Service Animals

In October 2018, the National Park Service (NPS) issued a policy memorandum regarding the use of service animals by persons with disabilities in national parks. The revised policy aligns the NPS policy with the standards established by the Department of Justice and the Americans with Disabilities Act.

Dogs classified as service animals are individually trained to perform a specific task that assists a person with a disability. Service dogs are legally permitted anywhere that visitors can go. They must be allowed wherever visitors are allowed.

Examples of such work or tasks include guiding people who are blind, alerting people who are deaf, pulling a wheelchair, alerting and protecting a person who is having a seizure, reminding a person with mental illness to take prescribed medications, calming a person with Post Traumatic Stress Disorder (PTSD) during an anxiety attack, or performing other duties. Service animals are working animals, not pets. The work or task a dog has been trained to provide must be directly related to the person’s disability.

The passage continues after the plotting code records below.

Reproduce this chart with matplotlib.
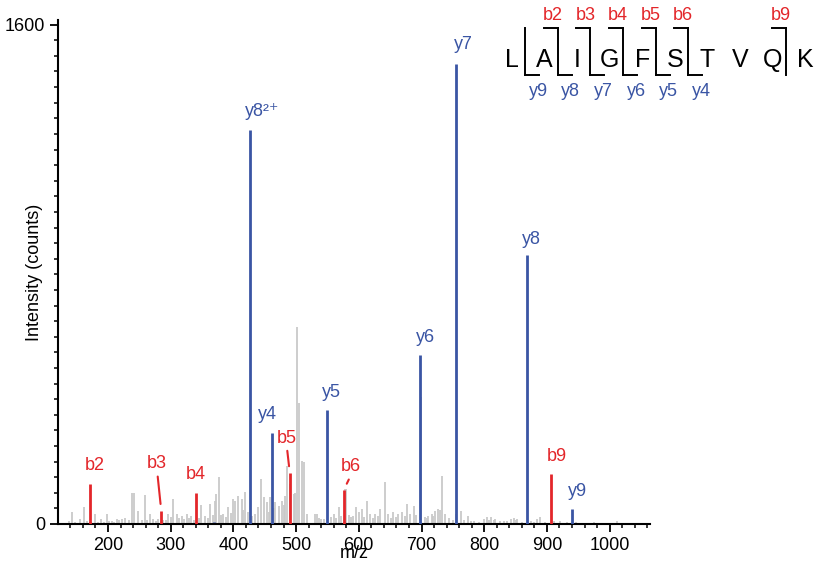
import numpy as np
import matplotlib.pyplot as plt
import matplotlib as mpl

mpl.rcParams['font.family'] = ['Liberation Sans', 'DejaVu Sans']
mpl.rcParams['font.size'] = 13

RED = '#e3262a'
BLUE = '#3a55a4'
GRAY = '#c9c9c9'

# annotated fragment ions
b_labels = ['b2', 'b3', 'b4', 'b5', 'b6', 'b9']
b_mz = [171, 285, 340, 490, 576, 906]
b_int = [128, 42, 100, 163, 109, 160]

y_labels = ['y8²⁺', 'y4', 'y5', 'y6', 'y7', 'y8', 'y9']
y_mz = [426, 462, 549, 698, 755, 868, 940]
y_int = [1263, 292, 365, 542, 1474, 862, 48]

# tiny unlabelled y ions near the baseline
y_small_mz = [172, 369]
y_small_int = [5, 6]

# unassigned peaks (gray)
gray_mz = [138, 142, 148, 155, 161, 166, 172, 179, 184, 189, 194, 198, 202, 206, 210,
           214, 218, 222, 227, 233, 239, 242, 248, 254, 259, 263, 267, 272, 276, 280,
           284, 288, 292, 296, 300, 304, 310, 314, 318, 322, 326, 330, 333, 337, 345,
           349, 355, 359, 363, 367, 371, 373, 377, 380, 384, 388, 392, 396, 400, 403,
           408, 413, 416, 419, 424, 430, 435, 440, 444, 449, 453, 456, 459, 464, 467,
           472, 477, 480, 483, 486, 491, 496, 498, 502, 505, 509, 512, 517, 530, 533,
           536, 539, 544, 555, 560, 564, 568, 572, 578, 580, 584, 587, 591, 595, 600,
           605, 609, 613, 618, 622, 626, 630, 634, 641, 647, 651, 655, 659, 663, 669,
           673, 677, 682, 688, 692, 699, 705, 708, 711, 716, 719, 721, 726, 729, 733,
           737, 744, 750, 755, 763, 768, 774, 779, 784, 792, 800, 805, 808, 811, 815,
           818, 825, 832, 837, 842, 847, 850, 853, 860, 874, 879, 884, 889, 897, 911,
           921, 932, 947, 960, 975, 990, 1012, 1030]
gray_int = [10, 37, 8, 16, 53, 10, 6, 32, 8, 16, 7, 32, 9, 10, 8,
            16, 12, 16, 19, 12, 98, 98, 43, 14, 94, 12, 32, 16, 10, 16,
            9, 12, 14, 32, 22, 80, 32, 18, 27, 15, 32, 20, 27, 14, 18,
            62, 27, 20, 64, 30, 75, 96, 150, 28, 32, 24, 53, 35, 80, 75,
            91, 80, 45, 101, 37, 25, 32, 53, 144, 85, 69, 40, 85, 50, 69,
            59, 75, 60, 91, 187, 128, 96, 98, 630, 388, 203, 200, 32, 32, 32,
            20, 16, 16, 21, 32, 18, 53, 25, 112, 112, 30, 21, 26, 53, 37,
            48, 22, 75, 32, 20, 32, 25, 48, 134, 32, 20, 37, 22, 32, 37,
            25, 64, 32, 59, 28, 406, 21, 18, 27, 32, 25, 43, 48, 45, 155,
            32, 20, 12, 32, 43, 14, 27, 9, 11, 8, 16, 21, 14, 24, 12,
            16, 10, 11, 9, 16, 19, 13, 16, 8, 11, 7, 16, 21, 8, 11,
            9, 6, 5, 4, 5, 4, 11, 4]

# peptide sequence and observed cleavages (index = cleavage after residue i)
sequence = list('LAIGFSTVQK')
b_sites = [2, 3, 4, 5, 6, 9]
y_sites = [1, 2, 3, 4, 5, 6]

fig = plt.figure(figsize=(8.37, 5.68), dpi=100)
ax = fig.add_axes([58 / 837, 44 / 568, 592 / 837, 504 / 568])

ax.vlines(gray_mz, 0, gray_int, color=GRAY, lw=1.3, zorder=1)
ax.vlines(y_small_mz, 0, y_small_int, color=BLUE, lw=2, zorder=2)
ax.vlines(b_mz, 0, b_int, color=RED, lw=2, zorder=3)
ax.vlines(y_mz, 0, y_int, color=BLUE, lw=2, zorder=3)

# label offsets in pixels (dx, dy from peak top); leader lines where given
px = 0.72
b_off = {'b2': (5, 19), 'b3': (-4, 47), 'b4': (0, 18), 'b5': (-3, 35), 'b6': (7, 23), 'b9': (6, 18)}
leader = {'b3', 'b5', 'b6'}
for lab, m, h in zip(b_labels, b_mz, b_int):
    dx, dy = b_off[lab]
    kw = {}
    if lab in leader:
        kw['arrowprops'] = dict(arrowstyle='-', color=RED, lw=1.5, shrinkA=1, shrinkB=5,
                                relpos=(0.5, 0.0))
    ax.annotate(lab, (m, h), xytext=(dx * px, dy * px), textcoords='offset points',
                ha='center', va='center', color=RED, fontsize=13, **kw)

y_off = {'y8²⁺': (12, 18), 'y4': (-5, 18), 'y5': (5, 18), 'y6': (5, 17),
         'y7': (7, 20), 'y8': (5, 15), 'y9': (5, 18)}
for lab, m, h in zip(y_labels, y_mz, y_int):
    dx, dy = y_off[lab]
    ax.annotate(lab, (m, h), xytext=(dx * px, dy * px), textcoords='offset points',
                ha='center', va='center', color=BLUE, fontsize=13)

ax.set_xlim(120.3, 1064.4)
ax.set_ylim(0, 1615)
ax.set_xticks(np.arange(200, 1001, 100))
ax.set_xticks(np.arange(140, 1061, 20), minor=True)
ax.set_yticks([0, 1600])
ax.set_yticks(np.arange(0, 1601, 50), minor=True)
for s in ['top', 'right']:
    ax.spines[s].set_visible(False)
for s in ['left', 'bottom']:
    ax.spines[s].set_linewidth(1.5)
ax.tick_params(which='major', length=6, width=1.3, labelsize=13, pad=3)
ax.tick_params(which='minor', length=3, width=1.1)
ax.set_xlabel('m/z', fontsize=13, labelpad=-6)
ax.set_ylabel('Intensity (counts)', fontsize=13)
ax.yaxis.set_label_coords(-0.026, 0.5)

# sequence coverage diagram (figure pixel coordinates)
ov = fig.add_axes([0, 0, 1, 1])
ov.set_xlim(0, 837)
ov.set_ylim(568, 0)
ov.axis('off')
x0, dxs, yseq = 512, 32.6, 60
for i, aa in enumerate(sequence):
    ov.text(x0 + i * dxs, yseq, aa, ha='center', va='center', fontsize=18)
top, bot, hook = 28, 75, 14
for site in sorted(set(b_sites) | set(y_sites)):
    xc = x0 + (site - 0.5) * dxs - 3
    ov.plot([xc, xc], [top, bot], color='black', lw=1.4)
    if site in b_sites:
        ov.plot([xc - hook, xc], [top, top], color='black', lw=1.4)
        ov.text(xc - hook / 2 + 2, 15, 'b%d' % site, color=RED, ha='center', va='center', fontsize=13)
    if site in y_sites:
        ov.plot([xc, xc + hook], [bot, bot], color='black', lw=1.4)
        ov.text(xc + hook / 2 + 6, 92, 'y%d' % (len(sequence) - site), color=BLUE,
                ha='center', va='center', fontsize=13)

fig.savefig('out.png', dpi=100)
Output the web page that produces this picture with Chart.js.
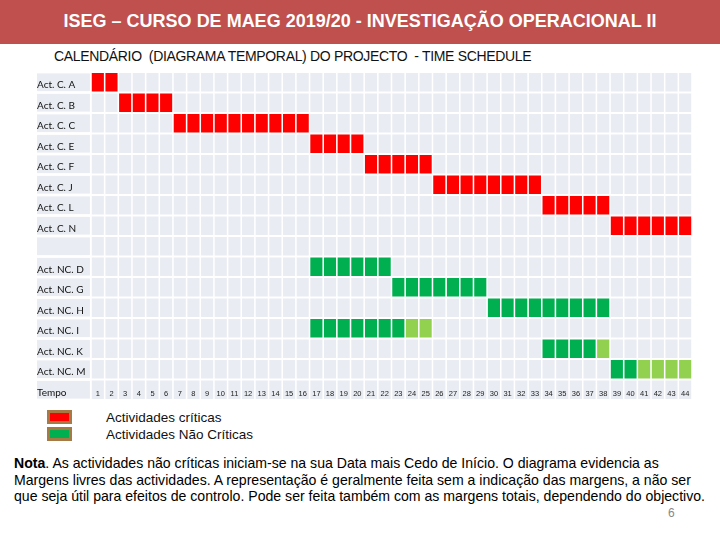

Emotional support, therapy, and companion animals are not service animals under the Americans with Disabilities Act (ADA), they have not been trained to provide a task directly related to a disability. Emotional support animals are considered to be a pet.

Service dogs-in-training are not service animals under ADA, but are considered pets. Pets must abide by the Individual Park Pet Regulations.

Pets on a six-foot leash are permitted on trails and park grounds but not in historic buildings, park headquarters, visitor centers, or bathrooms. Pet waste be cleaned up.